## Exercise task
Copy from the first line below down to and including the line with "(0,0) rectangle (977,1254);". Skip the pictures.

## Given material
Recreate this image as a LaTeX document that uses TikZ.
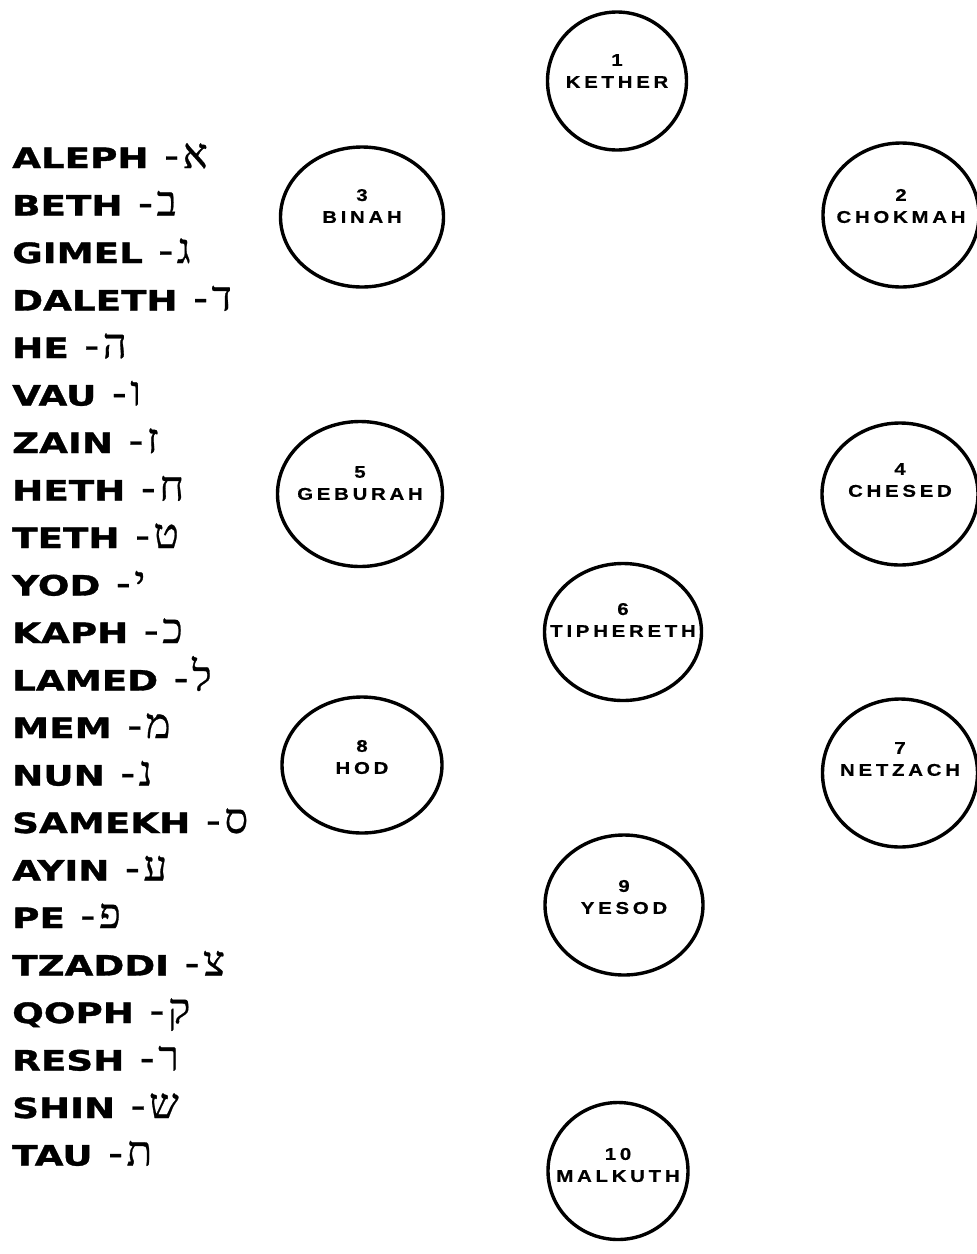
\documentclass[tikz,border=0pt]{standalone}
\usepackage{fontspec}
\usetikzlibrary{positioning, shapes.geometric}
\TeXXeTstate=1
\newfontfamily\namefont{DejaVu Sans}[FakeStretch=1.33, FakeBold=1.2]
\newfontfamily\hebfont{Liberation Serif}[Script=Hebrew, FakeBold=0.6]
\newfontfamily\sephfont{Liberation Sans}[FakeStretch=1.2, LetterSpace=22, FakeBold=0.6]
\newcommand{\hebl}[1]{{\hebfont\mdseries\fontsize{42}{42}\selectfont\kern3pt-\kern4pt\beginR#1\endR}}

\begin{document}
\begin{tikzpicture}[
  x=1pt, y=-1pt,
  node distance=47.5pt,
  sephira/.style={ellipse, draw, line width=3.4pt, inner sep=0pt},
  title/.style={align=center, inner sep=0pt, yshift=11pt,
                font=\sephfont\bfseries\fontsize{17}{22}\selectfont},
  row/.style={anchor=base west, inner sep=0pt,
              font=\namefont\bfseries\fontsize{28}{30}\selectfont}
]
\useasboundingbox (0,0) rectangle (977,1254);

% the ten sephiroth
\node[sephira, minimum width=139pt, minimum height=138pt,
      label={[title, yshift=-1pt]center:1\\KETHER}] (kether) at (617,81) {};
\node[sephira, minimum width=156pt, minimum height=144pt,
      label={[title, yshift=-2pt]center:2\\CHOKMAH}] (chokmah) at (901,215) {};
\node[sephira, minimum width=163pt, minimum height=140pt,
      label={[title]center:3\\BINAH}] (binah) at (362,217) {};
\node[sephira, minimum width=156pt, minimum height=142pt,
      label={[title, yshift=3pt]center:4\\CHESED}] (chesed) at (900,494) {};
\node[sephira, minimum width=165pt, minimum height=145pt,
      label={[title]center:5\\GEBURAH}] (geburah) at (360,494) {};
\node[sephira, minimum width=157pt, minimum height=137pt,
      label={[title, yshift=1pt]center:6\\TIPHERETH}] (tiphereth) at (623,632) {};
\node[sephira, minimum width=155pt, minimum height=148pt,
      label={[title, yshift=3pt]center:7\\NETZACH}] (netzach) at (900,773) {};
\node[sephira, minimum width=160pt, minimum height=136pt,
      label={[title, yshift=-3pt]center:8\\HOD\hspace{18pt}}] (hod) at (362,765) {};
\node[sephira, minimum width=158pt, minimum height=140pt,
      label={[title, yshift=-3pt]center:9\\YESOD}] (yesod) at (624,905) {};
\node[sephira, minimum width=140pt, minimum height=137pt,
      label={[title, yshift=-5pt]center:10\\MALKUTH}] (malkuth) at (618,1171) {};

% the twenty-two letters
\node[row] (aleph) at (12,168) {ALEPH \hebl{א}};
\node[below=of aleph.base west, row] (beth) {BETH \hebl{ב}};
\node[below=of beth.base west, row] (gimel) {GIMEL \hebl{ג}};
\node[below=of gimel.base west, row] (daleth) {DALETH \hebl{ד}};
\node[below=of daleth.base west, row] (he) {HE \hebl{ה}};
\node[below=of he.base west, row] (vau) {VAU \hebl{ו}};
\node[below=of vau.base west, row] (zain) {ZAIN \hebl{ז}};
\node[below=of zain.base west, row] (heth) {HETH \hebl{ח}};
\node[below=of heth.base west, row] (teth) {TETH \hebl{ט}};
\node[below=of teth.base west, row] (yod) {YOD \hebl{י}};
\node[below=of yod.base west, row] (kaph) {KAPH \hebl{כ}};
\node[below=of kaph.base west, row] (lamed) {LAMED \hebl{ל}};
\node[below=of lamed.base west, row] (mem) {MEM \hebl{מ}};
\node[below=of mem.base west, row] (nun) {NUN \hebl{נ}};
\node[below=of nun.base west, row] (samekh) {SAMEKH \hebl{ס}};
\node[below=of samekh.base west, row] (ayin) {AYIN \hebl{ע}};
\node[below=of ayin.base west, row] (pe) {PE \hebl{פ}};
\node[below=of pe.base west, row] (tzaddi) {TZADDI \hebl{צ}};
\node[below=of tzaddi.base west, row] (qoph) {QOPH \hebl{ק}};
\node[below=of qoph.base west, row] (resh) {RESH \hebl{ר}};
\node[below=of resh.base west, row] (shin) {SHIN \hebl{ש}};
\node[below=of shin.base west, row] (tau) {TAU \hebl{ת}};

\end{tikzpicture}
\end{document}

## Solution for this problem
Recreate this image as a LaTeX document that uses TikZ.
\documentclass[tikz,border=0pt]{standalone}
\usepackage{fontspec}
\usetikzlibrary{positioning, shapes.geometric}
\TeXXeTstate=1
\newfontfamily\namefont{DejaVu Sans}[FakeStretch=1.33, FakeBold=1.2]
\newfontfamily\hebfont{Liberation Serif}[Script=Hebrew, FakeBold=0.6]
\newfontfamily\sephfont{Liberation Sans}[FakeStretch=1.2, LetterSpace=22, FakeBold=0.6]
\newcommand{\hebl}[1]{{\hebfont\mdseries\fontsize{42}{42}\selectfont\kern3pt-\kern4pt\beginR#1\endR}}

\begin{document}
\begin{tikzpicture}[
  x=1pt, y=-1pt,
  node distance=47.5pt,
  sephira/.style={ellipse, draw, line width=3.4pt, inner sep=0pt},
  title/.style={align=center, inner sep=0pt, yshift=11pt,
                font=\sephfont\bfseries\fontsize{17}{22}\selectfont},
  row/.style={anchor=base west, inner sep=0pt,
              font=\namefont\bfseries\fontsize{28}{30}\selectfont}
]
\useasboundingbox (0,0) rectangle (977,1254);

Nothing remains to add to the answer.